The critical aspect of wisdom is the "successfully put into action" part of the definition. I've mentioned before that Christianity isn't a "do" religion. It's a "be" relationship. Be more like Christ. Be lovingly obedient to God. Be a follower of Jesus.

Our actions should flow out of our relationship with Christ. We've chosen to become like Christ and that affects our "do" -- our behavior. A behavior change without the relationship with Christ doesn't matter for beans. We aren't saved by good works. We're saved by grace through faith (a "be" concept).

That's where wisdom comes in. Do you consider yourself a Christian? Answer the question to yourself right now.

OK. If you answered yes, then you've committed to "be" like Christ.

Let me say that again. If you're a Christian, then you've committed to "be" like Christ. That's the implication of salvation. We've tried to dress it down over the years as little more than a prayer, but it's more than that. You are accepting Christ... that he is God, that he is truth, that his way will be your way, that without him you are sinful and separated.

A wise Christian daily grows in his/her knowledge of God and then puts that knowledge into practical application in their lives. They are "be-ing" Jesus.

What would a fool do? Ah... You can see where I am going.

A foolish person would know the truth about God and then deliberately ignore it.

I personally feel pretty foolish sometimes when I know I've done something that goes against God's word (his wisdom).

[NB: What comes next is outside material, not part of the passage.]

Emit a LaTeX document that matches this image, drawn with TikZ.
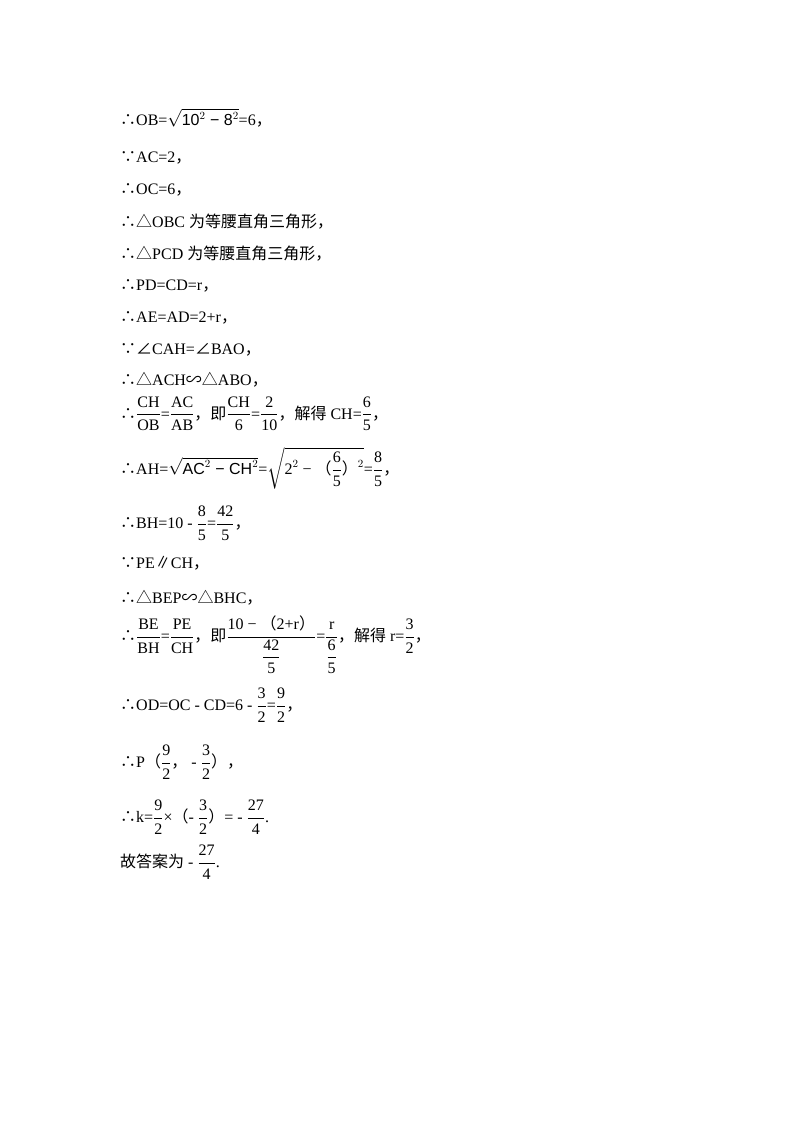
\documentclass[tikz,border=0pt]{standalone}
\usepackage{amsmath}
\usepackage{fontspec}
\setmainfont{Liberation Serif}
\newfontfamily\cjk{Noto Sans CJK SC}
\newfontfamily\ar{Liberation Sans}
\newcommand{\so}{{\cjk ∴}}
\newcommand{\bc}{{\cjk ∵}}
\newcommand{\tri}{{\cjk △}}
\newcommand{\ang}{{\cjk ∠}}
\newcommand{\simsym}{{\cjk ∽}}
\newcommand{\lp}{{\cjk （}}
\newcommand{\rp}{{\cjk ）}}
\newcommand{\zh}[1]{{\cjk #1}}
\newcommand{\fr}[2]{$\dfrac{\text{#1}}{\text{#2}}$}
\begin{document}
\begin{tikzpicture}[x=1pt,y=-1pt,
  ln/.style={anchor=west,inner sep=0pt,font=\fontsize{16}{19}\selectfont}]
\useasboundingbox (0,0) rectangle (800,1132);
\node[ln] (l1) at (120,118) {\so OB=$\sqrt{\text{\ar 10$^2$ − 8$^2$}}$=6\zh{，}};
\node[ln] (l2) at (120,158) {\bc AC=2\zh{，}};
\node[ln] (l3) at (120,190) {\so OC=6\zh{，}};
\node[ln] (l4) at (120,222) {\so\tri OBC \zh{为等腰直角三角形，}};
\node[ln] (l5) at (120,254) {\so\tri PCD \zh{为等腰直角三角形，}};
\node[ln] (l6) at (120,286) {\so PD=CD=r\zh{，}};
\node[ln] (l7) at (120,318) {\so AE=AD=2+r\zh{，}};
\node[ln] (l8) at (120,350) {\bc\ang CAH=\ang BAO\zh{，}};
\node[ln] (l9) at (120,380) {\so\tri ACH\simsym\tri ABO\zh{，}};
\node[ln] (l10) at (120,414) {\so\fr{CH}{OB}=\fr{AC}{AB}\zh{，即}\fr{CH}{6}=\fr{2}{10}\zh{，解得} CH=\fr{6}{5}\zh{，}};
\node[ln] (l11) at (120,468) {\so AH=$\sqrt{\text{\ar AC$^2$ − CH$^2$}}$=$\sqrt{\text{2$^2$ − \lp\fr{6}{5}\rp$^2$}}$=\fr{8}{5}\zh{，}};
\node[ln] (l12) at (120,523) {\so BH=10 - \fr{8}{5}=\fr{42}{5}\zh{，}};
\node[ln] (l13) at (120,563) {\bc PE\zh{∥}CH\zh{，}};
\node[ln] (l14) at (120,598) {\so\tri BEP\simsym\tri BHC\zh{，}};
\node[ln] (l15) at (120,645) {\so\fr{BE}{BH}=\fr{PE}{CH}\zh{，即}$\dfrac{\text{10 − \lp 2+r\rp}}{\dfrac{\text{42}}{\text{5}}}$=$\dfrac{\text{r}}{\dfrac{\text{6}}{\text{5}}}$\zh{，解得} r=\fr{3}{2}\zh{，}};
\node[ln] (l16) at (120,705) {\so OD=OC - CD=6 - \fr{3}{2}=\fr{9}{2}\zh{，}};
\node[ln] (l17) at (120,762) {\so P\lp\fr{9}{2}\zh{，} - \fr{3}{2}\rp\zh{，}};
\node[ln] (l18) at (120,817) {\so k=\fr{9}{2}×\lp - \fr{3}{2}\rp= - \fr{27}{4}.};
\node[ln] (l19) at (120,862) {\zh{故答案为} - \fr{27}{4}.};
\end{tikzpicture}
\end{document}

There are many times when I just want to curl up in a box and hide because I've ignored a truth about God and the life he wants us to live. It hurts. It's painful. It's a bruise to my ego.

Becoming a person of spiritual wisdom takes time, practice and failure. If you start with that one commitment -- to be more like Christ -- then actively seek God to let him change who you are and what you do. That's the Christian life. It's going to have ups and downs, trials and tribulations, but God will constantly be speaking to you, building you up, pushing you farther in faith, and revealing his wisdom to you.

Become a person of wisdom. Don't be a fool.